## [THE TASK]
Word for word, transcribe the lines below and drop the pictures.

## [INFORMATION SHOWN]
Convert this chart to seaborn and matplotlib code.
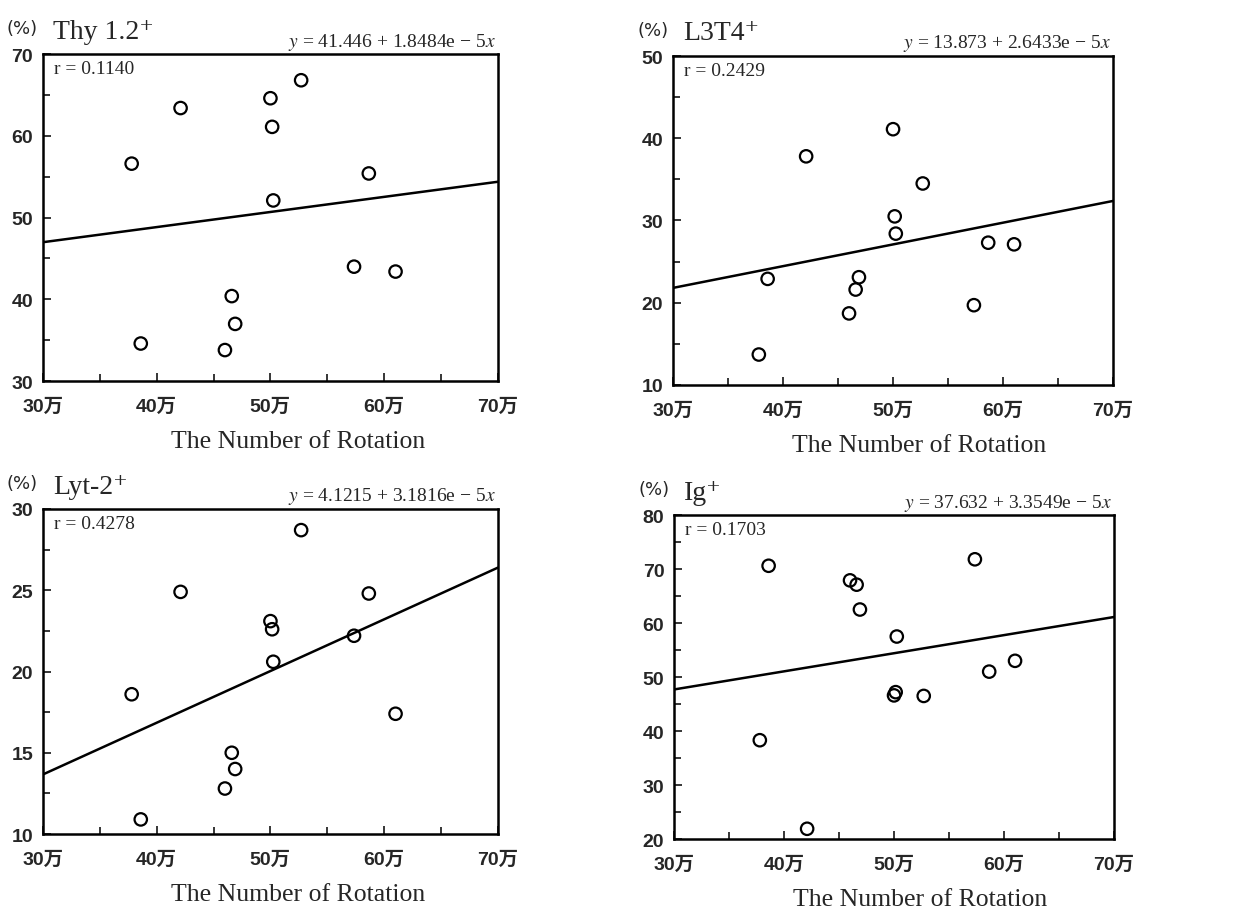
import numpy as np
import pandas as pd
import seaborn as sns
import matplotlib.pyplot as plt
from matplotlib.ticker import MultipleLocator, FuncFormatter

# number of rotations (x 10^4), shared by all four panels
rotation = [37.8, 38.6, 42.1, 46.0, 46.6, 46.9, 50.0, 50.15, 50.25, 52.7, 57.35, 58.65, 61.0]

thy12 = [56.6, 34.6, 63.4, 33.8, 40.4, 37.0, 64.6, 61.1, 52.1, 66.8, 44.0, 55.4, 43.4]
l3t4 = [13.7, 22.9, 37.8, 18.7, 21.6, 23.1, 41.1, 30.5, 28.4, 34.5, 19.7, 27.3, 27.1]
lyt2 = [18.6, 10.9, 24.9, 12.8, 15.0, 14.0, 23.1, 22.6, 20.6, 28.7, 22.2, 24.8, 17.4]
ig = [38.3, 70.6, 21.9, 67.9, 67.1, 62.5, 46.6, 47.2, 57.5, 46.5, 71.8, 51.0, 53.0]

titles = ["Thy 1.2⁺", "L3T4⁺", "Lyt-2⁺", "Ig⁺"]
intercepts = [41.446, 13.873, 4.1215, 37.632]
slopes = [1.8484e-5, 2.6433e-5, 3.1816e-5, 3.3549e-5]
eq_text = ["41.446 + 1.8484e − 5", "13.873 + 2.6433e − 5", "4.1215 + 3.1816e − 5", "37.632 + 3.3549e − 5"]
r_values = ["0.1140", "0.2429", "0.4278", "0.1703"]
y_ranges = [(30, 70, 10), (10, 50, 10), (10, 30, 5), (20, 80, 10)]
series = [thy12, l3t4, lyt2, ig]

sns.set_style("ticks")
plt.rcParams['font.family'] = ['Liberation Serif', 'DejaVu Serif', 'Noto Sans CJK JP']
plt.rcParams['mathtext.fontset'] = 'stix'

fig = plt.figure(figsize=(12.34, 9.12), dpi=100)
boxes = [
    [0.0348, 0.581, 0.3687, 0.3586],
    [0.5454, 0.5768, 0.3566, 0.3607],
    [0.0348, 0.0844, 0.3687, 0.3564],
    [0.5462, 0.0789, 0.3566, 0.3553],
]

tick_fam = ['Liberation Sans', 'Noto Sans CJK JP']

for i in range(4):
    ax = fig.add_axes(boxes[i])
    df = pd.DataFrame({'x': np.array(rotation) * 1e4, 'y': series[i]})
    sns.scatterplot(data=df, x='x', y='y', ax=ax, s=80, marker='o',
                    facecolor='none', edgecolor='black', linewidth=1.6, zorder=3)
    line = pd.DataFrame({'x': [3e5, 7e5]})
    line['y'] = intercepts[i] + slopes[i] * line['x']
    sns.lineplot(data=line, x='x', y='y', ax=ax, color='black', linewidth=1.8)

    lo, hi, step = y_ranges[i]
    ax.set_xlim(3e5, 7e5)
    ax.set_ylim(lo, hi)
    ax.xaxis.set_major_locator(MultipleLocator(1e5))
    ax.xaxis.set_minor_locator(MultipleLocator(5e4))
    ax.yaxis.set_major_locator(MultipleLocator(step))
    ax.yaxis.set_minor_locator(MultipleLocator(step / 2))
    ax.xaxis.set_major_formatter(FuncFormatter(lambda v, p: f"{int(round(v / 1e4))}万"))
    ax.tick_params(which='both', direction='in', top=False, right=False, width=1.3)
    ax.tick_params(which='major', length=6)
    ax.tick_params(which='minor', length=5)
    ax.tick_params(axis='x', pad=12)
    ax.tick_params(axis='y', pad=7)
    for lab in ax.get_xticklabels() + ax.get_yticklabels():
        lab.set_family(tick_fam)
        lab.set_fontsize(14)
        lab.set_fontweight('bold')
    for sp in ax.spines.values():
        sp.set_visible(True)
        sp.set_linewidth(1.8)
        sp.set_color('black')

    ax.set_ylabel('')
    ax.set_xlabel('The Number of Rotation', fontsize=18.5)
    ax.xaxis.set_label_coords(0.56, -0.15)

    ax.text(-0.045, 1.08, '(%)', transform=ax.transAxes, fontsize=13,
            ha='center', va='center', family=['DejaVu Sans'])
    ax.text(0.022, 1.07, titles[i], transform=ax.transAxes, fontsize=20,
            ha='left', va='center')
    ax.text(0.995, 1.04, f"$y$ = {eq_text[i]}$x$", transform=ax.transAxes,
            fontsize=14, ha='right', va='center')
    ax.text(0.025, 0.955, f"r = {r_values[i]}", transform=ax.transAxes,
            fontsize=14, ha='left', va='center')

fig.savefig('out.png', dpi=100, facecolor='white')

## [OUTPUT]
Convert this chart to seaborn and matplotlib code.
import numpy as np
import pandas as pd
import seaborn as sns
import matplotlib.pyplot as plt
from matplotlib.ticker import MultipleLocator, FuncFormatter

# number of rotations (x 10^4), shared by all four panels
rotation = [37.8, 38.6, 42.1, 46.0, 46.6, 46.9, 50.0, 50.15, 50.25, 52.7, 57.35, 58.65, 61.0]

thy12 = [56.6, 34.6, 63.4, 33.8, 40.4, 37.0, 64.6, 61.1, 52.1, 66.8, 44.0, 55.4, 43.4]
l3t4 = [13.7, 22.9, 37.8, 18.7, 21.6, 23.1, 41.1, 30.5, 28.4, 34.5, 19.7, 27.3, 27.1]
lyt2 = [18.6, 10.9, 24.9, 12.8, 15.0, 14.0, 23.1, 22.6, 20.6, 28.7, 22.2, 24.8, 17.4]
ig = [38.3, 70.6, 21.9, 67.9, 67.1, 62.5, 46.6, 47.2, 57.5, 46.5, 71.8, 51.0, 53.0]

titles = ["Thy 1.2⁺", "L3T4⁺", "Lyt-2⁺", "Ig⁺"]
intercepts = [41.446, 13.873, 4.1215, 37.632]
slopes = [1.8484e-5, 2.6433e-5, 3.1816e-5, 3.3549e-5]
eq_text = ["41.446 + 1.8484e − 5", "13.873 + 2.6433e − 5", "4.1215 + 3.1816e − 5", "37.632 + 3.3549e − 5"]
r_values = ["0.1140", "0.2429", "0.4278", "0.1703"]
y_ranges = [(30, 70, 10), (10, 50, 10), (10, 30, 5), (20, 80, 10)]
series = [thy12, l3t4, lyt2, ig]

sns.set_style("ticks")
plt.rcParams['font.family'] = ['Liberation Serif', 'DejaVu Serif', 'Noto Sans CJK JP']
plt.rcParams['mathtext.fontset'] = 'stix'

fig = plt.figure(figsize=(12.34, 9.12), dpi=100)
boxes = [
    [0.0348, 0.581, 0.3687, 0.3586],
    [0.5454, 0.5768, 0.3566, 0.3607],
    [0.0348, 0.0844, 0.3687, 0.3564],
    [0.5462, 0.0789, 0.3566, 0.3553],
]

tick_fam = ['Liberation Sans', 'Noto Sans CJK JP']

for i in range(4):
    ax = fig.add_axes(boxes[i])
    df = pd.DataFrame({'x': np.array(rotation) * 1e4, 'y': series[i]})
    sns.scatterplot(data=df, x='x', y='y', ax=ax, s=80, marker='o',
                    facecolor='none', edgecolor='black', linewidth=1.6, zorder=3)
    line = pd.DataFrame({'x': [3e5, 7e5]})
    line['y'] = intercepts[i] + slopes[i] * line['x']
    sns.lineplot(data=line, x='x', y='y', ax=ax, color='black', linewidth=1.8)

    lo, hi, step = y_ranges[i]
    ax.set_xlim(3e5, 7e5)
    ax.set_ylim(lo, hi)
    ax.xaxis.set_major_locator(MultipleLocator(1e5))
    ax.xaxis.set_minor_locator(MultipleLocator(5e4))
    ax.yaxis.set_major_locator(MultipleLocator(step))
    ax.yaxis.set_minor_locator(MultipleLocator(step / 2))
    ax.xaxis.set_major_formatter(FuncFormatter(lambda v, p: f"{int(round(v / 1e4))}万"))
    ax.tick_params(which='both', direction='in', top=False, right=False, width=1.3)
    ax.tick_params(which='major', length=6)
    ax.tick_params(which='minor', length=5)
    ax.tick_params(axis='x', pad=12)
    ax.tick_params(axis='y', pad=7)
    for lab in ax.get_xticklabels() + ax.get_yticklabels():
        lab.set_family(tick_fam)
        lab.set_fontsize(14)
        lab.set_fontweight('bold')
    for sp in ax.spines.values():
        sp.set_visible(True)
        sp.set_linewidth(1.8)
        sp.set_color('black')

    ax.set_ylabel('')
    ax.set_xlabel('The Number of Rotation', fontsize=18.5)
    ax.xaxis.set_label_coords(0.56, -0.15)

    ax.text(-0.045, 1.08, '(%)', transform=ax.transAxes, fontsize=13,
            ha='center', va='center', family=['DejaVu Sans'])
    ax.text(0.022, 1.07, titles[i], transform=ax.transAxes, fontsize=20,
            ha='left', va='center')
    ax.text(0.995, 1.04, f"$y$ = {eq_text[i]}$x$", transform=ax.transAxes,
            fontsize=14, ha='right', va='center')
    ax.text(0.025, 0.955, f"r = {r_values[i]}", transform=ax.transAxes,
            fontsize=14, ha='left', va='center')

fig.savefig('out.png', dpi=100, facecolor='white')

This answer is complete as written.